Nor can I ever feel bored. Though constant in the sense that it is rooted in one particular place (and roots me with it – that is an important part of its power), it is deliciously inconstant in its particulars. The light falls on a garden and reflects from it in a different way every day. Breezes move through it from different directions. Trees provide different silhouettes at different times of the year. The arrival and disappearance of seasonal plants occurs almost faster than I can keep up with. And all this is free. You don't need wads of cash to garden.

Does this sound like a manifesto? Perhaps so, though I'd be happier with the word credo. It's what I've come to believe. But on this great day, Easter Saturday, take time to chill out. Observe. Take time to admire the way a seedling pushes through the earth, its back humped into a croquet hoop with the effort. Even if it's a seedling of a weed like groundsel, it's still a miracle of tenacity and endurance. If you've never grown anything from seed yourself, then make this the season you try it. If it's something useful – basil, coriander, rocket – so much the better. Plant a tree – there's still time. Train a clematis.

The point of gardening is the doing of it, not having got it done. It's the process that matters. It is rare now for people to stay in the same place for generation after generation. But continuity produces a tangible effect in a garden: hedges bulge, trees cast ever-longer shadows over a lawn, wisterias send out tendrils to close up the windows.

We live in an impatient age, used to quick results. This is a danger in gardens. It leads to layouts that, like fast food, are ultimately unsatisfying. The ingredients are limited and, after the initial gratification, there is no lingering sense of longer pleasures. But a holly tree, though slow, can give you that in spades.

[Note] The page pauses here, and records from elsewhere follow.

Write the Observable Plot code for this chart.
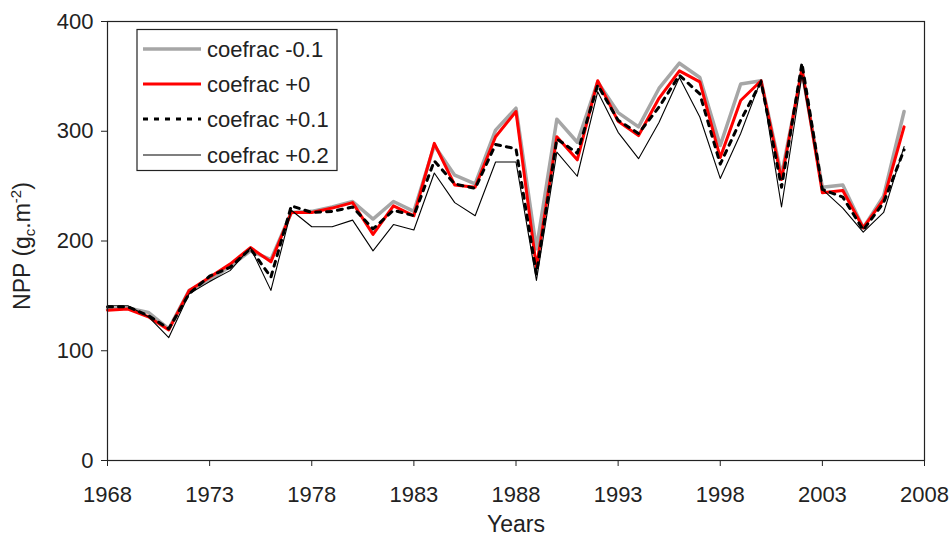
<!DOCTYPE html>
<html>
<head>
<meta charset="utf-8">
<script src="https://cdn.jsdelivr.net/npm/d3@7"></script>
<script src="https://cdn.jsdelivr.net/npm/@observablehq/plot@0.6"></script>
<style>
  html, body { margin: 0; padding: 0; background: #fff; }
  #chart svg { display: block; }
</style>
</head>
<body>
<div id="chart"></div>
<script>
const years = [1968,1969,1970,1971,1972,1973,1974,1975,1976,1977,1978,1979,1980,1981,1982,1983,1984,1985,1986,1987,1988,1989,1990,1991,1992,1993,1994,1995,1996,1997,1998,1999,2000,2001,2002,2003,2004,2005,2006,2007];

const coefracMinus01 = [138,139,135,120,155,164,177,191,183,226,227,231,236,220,236,227,287,260,252,301,321,193,311,290,345,317,304,339,362,349,287,343,346,260,355,249,251,212,241,318];
const coefrac0 = [137,138,131,119,155,167,179,194,181,226,226,230,235,206,232,223,289,251,249,295,318,176,295,274,346,309,296,330,355,345,276,328,346,256,357,244,246,212,238,304];
const coefrac01 = [140,140,132,120,152,168,176,193,167,232,226,227,231,211,228,223,273,252,248,288,284,170,293,280,342,310,298,322,351,334,270,310,345,249,362,247,240,210,235,283];
const coefrac02 = [141,141,131,112,152,163,173,194,155,228,213,213,219,191,215,210,262,235,223,272,272,164,281,259,336,299,275,308,349,313,257,298,347,231,351,247,230,208,226,286];

const xTicks = [1968,1973,1978,1983,1988,1993,1998,2003,2008];
const yTicks = [0,100,200,300,400];
const seriesNames = ["coefrac -0.1","coefrac +0","coefrac +0.1","coefrac +0.2"];

const styles = [
  {stroke: "#a6a6a6", strokeWidth: 3.5},
  {stroke: "#ff0000", strokeWidth: 3},
  {stroke: "#000000", strokeWidth: 3, strokeDasharray: "5,6"},
  {stroke: "#000000", strokeWidth: 1.1}
];
const seriesData = [coefracMinus01, coefrac0, coefrac01, coefrac02];

const lineMarks = seriesData.map((vals, k) =>
  Plot.line(vals, {x: (d, i) => years[i], y: d => d, ...styles[k]})
);

const chart = Plot.plot({
  width: 949,
  height: 538,
  marginLeft: 107,
  marginRight: 25,
  marginTop: 21,
  marginBottom: 78,
  style: {fontFamily: "'Liberation Sans', Arial, sans-serif", fontSize: "22px", color: "#222", background: "#fff"},
  x: {domain: [1968, 2008]},
  y: {domain: [0, 400]},
  marks: [
    ...lineMarks,
    Plot.frame({stroke: "#222", strokeWidth: 1.2}),
    Plot.axisX({ticks: xTicks, tickFormat: "d", tickSize: 6, tickPadding: 20, label: null, stroke: "#222", fontSize: 22}),
    Plot.axisY({ticks: yTicks, tickSize: 6, tickPadding: 8, label: null, stroke: "#222", fontSize: 22}),
    Plot.text(["Years"], {frameAnchor: "bottom", dy: 71, fontSize: 23, fill: "#222"})
  ]
});

document.getElementById("chart").appendChild(chart);

// Y axis title with subscript / superscript
const svg = d3.select(chart);
const yt = svg.append("text")
  .attr("transform", "translate(30,246) rotate(-90)")
  .attr("text-anchor", "middle")
  .attr("font-size", 23)
  .attr("fill", "#222")
  .attr("font-family", "'Liberation Sans', Arial, sans-serif");
yt.append("tspan").text("NPP (g");
yt.append("tspan").attr("font-size", 15).attr("dy", 5).text("c");
yt.append("tspan").attr("dy", -5).text(".m");
yt.append("tspan").attr("font-size", 15).attr("dy", -9).text("-2");
yt.append("tspan").attr("dy", 9).text(")");

// Legend
const lg = svg.append("g").attr("font-family", "'Liberation Sans', Arial, sans-serif").attr("font-size", 22).attr("fill", "#222").attr("text-anchor", "start");
lg.append("rect").attr("x", 137).attr("y", 29.5).attr("width", 200).attr("height", 141)
  .attr("fill", "#fff").attr("stroke", "#222").attr("stroke-width", 1.2);
const rowY = [49, 84, 119, 155];
seriesNames.forEach((name, k) => {
  const s = styles[k];
  lg.append("line").attr("x1", 143).attr("x2", 201).attr("y1", rowY[k]).attr("y2", rowY[k])
    .attr("stroke", s.stroke).attr("stroke-width", s.strokeWidth)
    .attr("stroke-dasharray", s.strokeDasharray || null);
  lg.append("text").attr("x", 207).attr("y", rowY[k]).attr("dy", "0.35em").attr("text-anchor", "start").text(name);
});
</script>
</body>
</html>
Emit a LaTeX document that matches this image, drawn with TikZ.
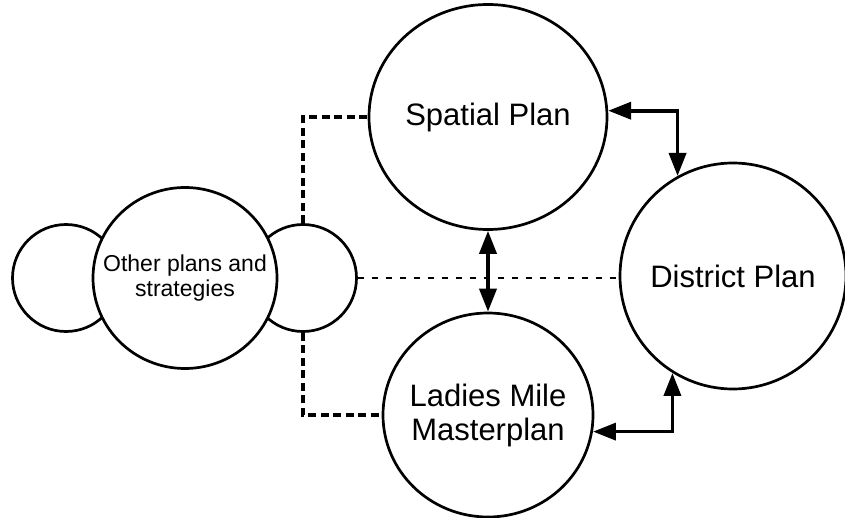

In your garden, you can take a stand against the prevailing trashy mood of the time. The great 18th-century landscape gardens were made at a time when their agricultural owners were fencing and hedging and enclosing land. Capability Brown's idealised landscapes reminded them of a pastoral, dreamy past. If the mood now is instant, disposable, then in our gardens we should be planting slow, steady, sustaining things. In the garden at least, we can dream a future.

A satisfying garden is a resonant one – one with things going on in it that are not of the here and now. There may be messages from previous owners of the garden and previous uses of the land.

Most of the places we live have been lived in before. Even if the house itself is new, the space around it may carry hints of what happened there previously. Huge pear trees in suburban gardens round the outskirts of London remind us of the orchards that used to feed the tenement dwellers of the city. Big old bay trees planted close to houses recall the time when gardeners believed quite literally that "neither witch nor devil, thunder nor lightning will hurt a man in the place where a bay tree is" as the 17th-century herbalist Nicholas Culpeper put it.

A holly at the bottom of the garden may be the last remnant of the natural landscape that existed before urbanisation spread over your patch – a thread that connects the before with the after. It need not stop you gardening round it, planting cyclamen close to its trunk and ferns to unfold after the holly's berries have gone. Tune yourself into the holly's pace of life. Think slow.